=== Job ===
Retype the stretch of lines that starts at the line containing "Emit a Python" and ends at the line containing "import plotly.graph_objects as go", inclusive. Do not include pictures.

=== Exercise materials ===
* * *
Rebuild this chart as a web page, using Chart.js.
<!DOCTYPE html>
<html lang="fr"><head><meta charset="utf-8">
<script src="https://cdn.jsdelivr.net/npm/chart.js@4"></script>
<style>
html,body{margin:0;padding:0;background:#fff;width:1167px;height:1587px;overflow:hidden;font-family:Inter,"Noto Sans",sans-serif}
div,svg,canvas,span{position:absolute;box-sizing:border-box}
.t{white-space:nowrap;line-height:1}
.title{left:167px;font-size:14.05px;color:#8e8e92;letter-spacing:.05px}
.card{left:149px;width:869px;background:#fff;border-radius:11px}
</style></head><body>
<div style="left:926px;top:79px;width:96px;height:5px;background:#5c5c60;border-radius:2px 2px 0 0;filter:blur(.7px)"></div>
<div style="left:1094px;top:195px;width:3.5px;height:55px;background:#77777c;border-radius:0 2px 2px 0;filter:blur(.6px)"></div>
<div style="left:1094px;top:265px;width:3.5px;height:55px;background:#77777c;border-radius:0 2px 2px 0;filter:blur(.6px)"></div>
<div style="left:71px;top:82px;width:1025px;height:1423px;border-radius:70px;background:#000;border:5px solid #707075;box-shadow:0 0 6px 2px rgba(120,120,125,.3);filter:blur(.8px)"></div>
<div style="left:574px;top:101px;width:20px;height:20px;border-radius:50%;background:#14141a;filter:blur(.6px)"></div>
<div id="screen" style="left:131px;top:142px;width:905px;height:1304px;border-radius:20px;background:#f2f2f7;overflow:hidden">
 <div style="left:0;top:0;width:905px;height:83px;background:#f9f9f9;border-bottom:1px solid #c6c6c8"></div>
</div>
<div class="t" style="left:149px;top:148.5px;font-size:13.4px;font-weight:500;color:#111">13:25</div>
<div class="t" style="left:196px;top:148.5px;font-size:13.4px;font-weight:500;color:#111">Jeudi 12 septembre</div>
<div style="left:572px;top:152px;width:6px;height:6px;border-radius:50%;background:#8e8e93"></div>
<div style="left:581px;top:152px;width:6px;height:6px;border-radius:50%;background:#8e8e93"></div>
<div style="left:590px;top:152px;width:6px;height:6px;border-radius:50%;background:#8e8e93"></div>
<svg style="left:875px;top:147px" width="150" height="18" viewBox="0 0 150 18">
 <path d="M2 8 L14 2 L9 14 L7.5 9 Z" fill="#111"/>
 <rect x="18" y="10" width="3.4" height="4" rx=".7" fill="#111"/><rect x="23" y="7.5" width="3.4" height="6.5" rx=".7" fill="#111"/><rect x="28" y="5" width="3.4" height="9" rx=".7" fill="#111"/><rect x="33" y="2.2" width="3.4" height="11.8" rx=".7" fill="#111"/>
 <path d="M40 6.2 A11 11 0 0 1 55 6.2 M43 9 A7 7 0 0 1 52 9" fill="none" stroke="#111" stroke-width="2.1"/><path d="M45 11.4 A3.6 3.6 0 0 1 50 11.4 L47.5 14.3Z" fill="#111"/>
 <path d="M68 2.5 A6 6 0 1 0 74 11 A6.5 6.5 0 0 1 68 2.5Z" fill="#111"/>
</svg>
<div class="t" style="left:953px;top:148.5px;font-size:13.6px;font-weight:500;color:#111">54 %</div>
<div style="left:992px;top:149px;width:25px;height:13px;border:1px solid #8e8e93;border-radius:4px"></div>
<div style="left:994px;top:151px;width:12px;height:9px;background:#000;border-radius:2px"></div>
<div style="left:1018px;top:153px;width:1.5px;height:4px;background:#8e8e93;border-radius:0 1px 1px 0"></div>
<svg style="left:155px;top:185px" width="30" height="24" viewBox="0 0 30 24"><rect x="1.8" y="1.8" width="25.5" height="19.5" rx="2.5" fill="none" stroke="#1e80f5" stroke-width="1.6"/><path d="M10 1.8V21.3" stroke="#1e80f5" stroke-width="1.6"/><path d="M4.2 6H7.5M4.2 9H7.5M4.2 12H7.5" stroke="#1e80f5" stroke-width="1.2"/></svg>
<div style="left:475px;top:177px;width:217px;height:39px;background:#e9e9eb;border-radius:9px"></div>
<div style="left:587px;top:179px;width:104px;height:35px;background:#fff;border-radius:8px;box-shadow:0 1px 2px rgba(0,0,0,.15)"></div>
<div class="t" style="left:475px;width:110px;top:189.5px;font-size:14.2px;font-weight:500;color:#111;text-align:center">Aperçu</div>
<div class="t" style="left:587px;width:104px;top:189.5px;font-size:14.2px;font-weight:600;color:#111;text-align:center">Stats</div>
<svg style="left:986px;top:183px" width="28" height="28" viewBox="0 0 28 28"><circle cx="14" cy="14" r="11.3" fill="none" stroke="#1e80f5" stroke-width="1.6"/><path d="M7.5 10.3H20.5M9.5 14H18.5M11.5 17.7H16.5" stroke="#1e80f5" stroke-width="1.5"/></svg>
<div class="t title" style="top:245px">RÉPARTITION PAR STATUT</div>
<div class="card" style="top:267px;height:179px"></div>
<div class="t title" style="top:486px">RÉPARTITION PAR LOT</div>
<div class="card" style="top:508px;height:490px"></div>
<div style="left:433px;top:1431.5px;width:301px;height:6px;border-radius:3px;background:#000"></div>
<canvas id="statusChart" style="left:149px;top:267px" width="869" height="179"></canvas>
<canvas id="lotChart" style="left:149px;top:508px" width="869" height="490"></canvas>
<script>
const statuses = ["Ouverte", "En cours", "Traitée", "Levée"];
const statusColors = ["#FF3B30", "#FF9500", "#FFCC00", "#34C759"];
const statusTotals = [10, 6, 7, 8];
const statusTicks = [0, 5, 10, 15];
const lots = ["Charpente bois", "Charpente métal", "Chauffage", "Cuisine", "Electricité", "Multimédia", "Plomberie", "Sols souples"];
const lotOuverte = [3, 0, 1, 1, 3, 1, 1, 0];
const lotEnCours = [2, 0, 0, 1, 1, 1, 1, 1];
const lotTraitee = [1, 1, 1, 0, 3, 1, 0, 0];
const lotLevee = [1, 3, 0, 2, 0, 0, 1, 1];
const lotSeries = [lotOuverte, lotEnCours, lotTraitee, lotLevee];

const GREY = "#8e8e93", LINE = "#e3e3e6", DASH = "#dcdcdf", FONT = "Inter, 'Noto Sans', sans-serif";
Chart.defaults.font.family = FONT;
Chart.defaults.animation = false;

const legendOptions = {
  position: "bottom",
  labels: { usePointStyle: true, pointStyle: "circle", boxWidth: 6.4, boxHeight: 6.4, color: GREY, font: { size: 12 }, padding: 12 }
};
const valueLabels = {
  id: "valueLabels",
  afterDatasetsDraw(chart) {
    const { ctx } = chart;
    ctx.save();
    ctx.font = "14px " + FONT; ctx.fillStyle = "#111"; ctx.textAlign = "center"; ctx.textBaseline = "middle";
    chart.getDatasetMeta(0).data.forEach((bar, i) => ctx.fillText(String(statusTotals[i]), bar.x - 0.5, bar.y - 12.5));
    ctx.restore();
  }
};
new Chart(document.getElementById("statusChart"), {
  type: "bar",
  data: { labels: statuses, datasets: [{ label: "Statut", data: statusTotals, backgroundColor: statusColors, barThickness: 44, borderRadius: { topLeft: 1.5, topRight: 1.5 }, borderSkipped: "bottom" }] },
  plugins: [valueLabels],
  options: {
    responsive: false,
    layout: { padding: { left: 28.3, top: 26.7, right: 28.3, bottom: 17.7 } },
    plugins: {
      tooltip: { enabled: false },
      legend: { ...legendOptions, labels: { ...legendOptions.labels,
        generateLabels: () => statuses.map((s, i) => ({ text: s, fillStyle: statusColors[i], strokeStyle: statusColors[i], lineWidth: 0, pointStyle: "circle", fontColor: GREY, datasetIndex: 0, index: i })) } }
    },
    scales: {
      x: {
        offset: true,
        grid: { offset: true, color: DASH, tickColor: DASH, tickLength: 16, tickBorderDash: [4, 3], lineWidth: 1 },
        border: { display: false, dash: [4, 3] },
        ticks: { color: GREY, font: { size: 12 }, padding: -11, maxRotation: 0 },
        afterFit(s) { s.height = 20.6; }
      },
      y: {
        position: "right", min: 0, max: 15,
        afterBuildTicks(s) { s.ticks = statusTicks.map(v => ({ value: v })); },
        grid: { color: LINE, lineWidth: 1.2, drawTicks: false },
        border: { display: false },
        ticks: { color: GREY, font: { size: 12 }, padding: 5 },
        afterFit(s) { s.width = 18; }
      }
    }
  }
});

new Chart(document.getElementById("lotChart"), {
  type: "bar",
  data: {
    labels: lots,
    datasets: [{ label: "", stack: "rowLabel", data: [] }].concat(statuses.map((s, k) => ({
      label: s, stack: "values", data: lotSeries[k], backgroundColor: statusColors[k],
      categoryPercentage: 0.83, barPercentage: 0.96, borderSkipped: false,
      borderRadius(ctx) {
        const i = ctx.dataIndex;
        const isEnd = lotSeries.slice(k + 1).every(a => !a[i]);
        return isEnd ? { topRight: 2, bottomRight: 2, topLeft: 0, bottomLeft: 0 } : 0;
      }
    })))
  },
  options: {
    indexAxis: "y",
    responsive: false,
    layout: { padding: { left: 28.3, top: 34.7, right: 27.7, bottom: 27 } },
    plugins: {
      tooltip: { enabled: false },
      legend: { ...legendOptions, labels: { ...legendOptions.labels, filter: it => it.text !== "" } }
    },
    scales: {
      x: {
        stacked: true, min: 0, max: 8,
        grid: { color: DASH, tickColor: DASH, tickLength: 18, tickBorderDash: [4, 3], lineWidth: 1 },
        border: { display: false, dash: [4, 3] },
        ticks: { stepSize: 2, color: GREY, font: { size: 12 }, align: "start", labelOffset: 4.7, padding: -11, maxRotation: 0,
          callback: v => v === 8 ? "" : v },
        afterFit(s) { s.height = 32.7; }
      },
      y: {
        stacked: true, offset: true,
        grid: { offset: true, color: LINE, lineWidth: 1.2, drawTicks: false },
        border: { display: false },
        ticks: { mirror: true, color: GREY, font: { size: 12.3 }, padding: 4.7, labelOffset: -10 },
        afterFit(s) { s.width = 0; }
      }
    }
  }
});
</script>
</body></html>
* * *
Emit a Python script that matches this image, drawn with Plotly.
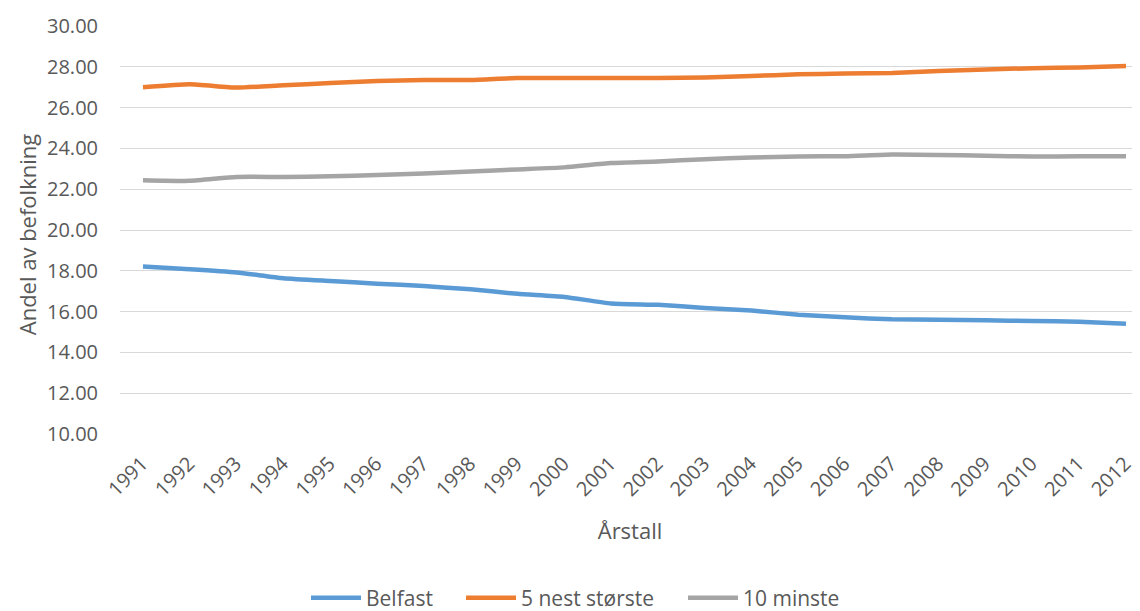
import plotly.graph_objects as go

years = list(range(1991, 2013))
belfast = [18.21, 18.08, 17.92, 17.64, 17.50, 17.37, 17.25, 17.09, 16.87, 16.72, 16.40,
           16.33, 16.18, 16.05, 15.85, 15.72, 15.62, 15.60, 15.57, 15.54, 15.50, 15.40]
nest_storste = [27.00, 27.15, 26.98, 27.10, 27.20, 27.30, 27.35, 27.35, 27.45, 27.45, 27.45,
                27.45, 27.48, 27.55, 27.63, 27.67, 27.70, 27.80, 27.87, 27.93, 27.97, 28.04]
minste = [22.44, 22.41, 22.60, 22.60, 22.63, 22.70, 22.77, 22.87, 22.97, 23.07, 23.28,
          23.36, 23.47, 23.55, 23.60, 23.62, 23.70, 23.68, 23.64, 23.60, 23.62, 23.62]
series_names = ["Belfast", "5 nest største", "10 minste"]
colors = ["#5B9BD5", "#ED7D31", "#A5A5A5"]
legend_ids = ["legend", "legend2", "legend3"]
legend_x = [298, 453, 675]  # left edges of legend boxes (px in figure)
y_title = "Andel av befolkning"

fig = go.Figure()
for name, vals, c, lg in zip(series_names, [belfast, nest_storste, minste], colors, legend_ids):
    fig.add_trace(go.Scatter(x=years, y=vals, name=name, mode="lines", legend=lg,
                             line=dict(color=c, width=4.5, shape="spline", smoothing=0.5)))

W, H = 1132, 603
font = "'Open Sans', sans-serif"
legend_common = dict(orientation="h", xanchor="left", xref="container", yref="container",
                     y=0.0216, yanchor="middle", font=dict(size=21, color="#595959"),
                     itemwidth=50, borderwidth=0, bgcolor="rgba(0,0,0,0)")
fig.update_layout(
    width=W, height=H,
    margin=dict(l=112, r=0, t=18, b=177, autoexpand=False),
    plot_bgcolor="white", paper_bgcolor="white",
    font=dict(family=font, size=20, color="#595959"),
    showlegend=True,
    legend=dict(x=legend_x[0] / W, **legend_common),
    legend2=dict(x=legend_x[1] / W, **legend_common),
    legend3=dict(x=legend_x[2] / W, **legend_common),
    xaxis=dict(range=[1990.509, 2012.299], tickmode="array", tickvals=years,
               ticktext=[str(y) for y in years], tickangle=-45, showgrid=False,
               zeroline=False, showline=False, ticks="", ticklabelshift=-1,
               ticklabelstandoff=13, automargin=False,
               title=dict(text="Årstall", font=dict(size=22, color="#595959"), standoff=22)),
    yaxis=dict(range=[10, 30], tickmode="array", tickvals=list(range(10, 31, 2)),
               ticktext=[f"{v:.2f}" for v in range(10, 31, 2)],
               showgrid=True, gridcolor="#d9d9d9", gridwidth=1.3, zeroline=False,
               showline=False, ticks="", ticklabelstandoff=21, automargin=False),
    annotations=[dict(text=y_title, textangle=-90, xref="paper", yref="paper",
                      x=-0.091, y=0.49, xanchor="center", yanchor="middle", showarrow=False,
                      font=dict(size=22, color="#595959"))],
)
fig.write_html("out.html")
* * *
=== Solution to the problem ===
Emit a Python script that matches this image, drawn with Plotly.
import plotly.graph_objects as go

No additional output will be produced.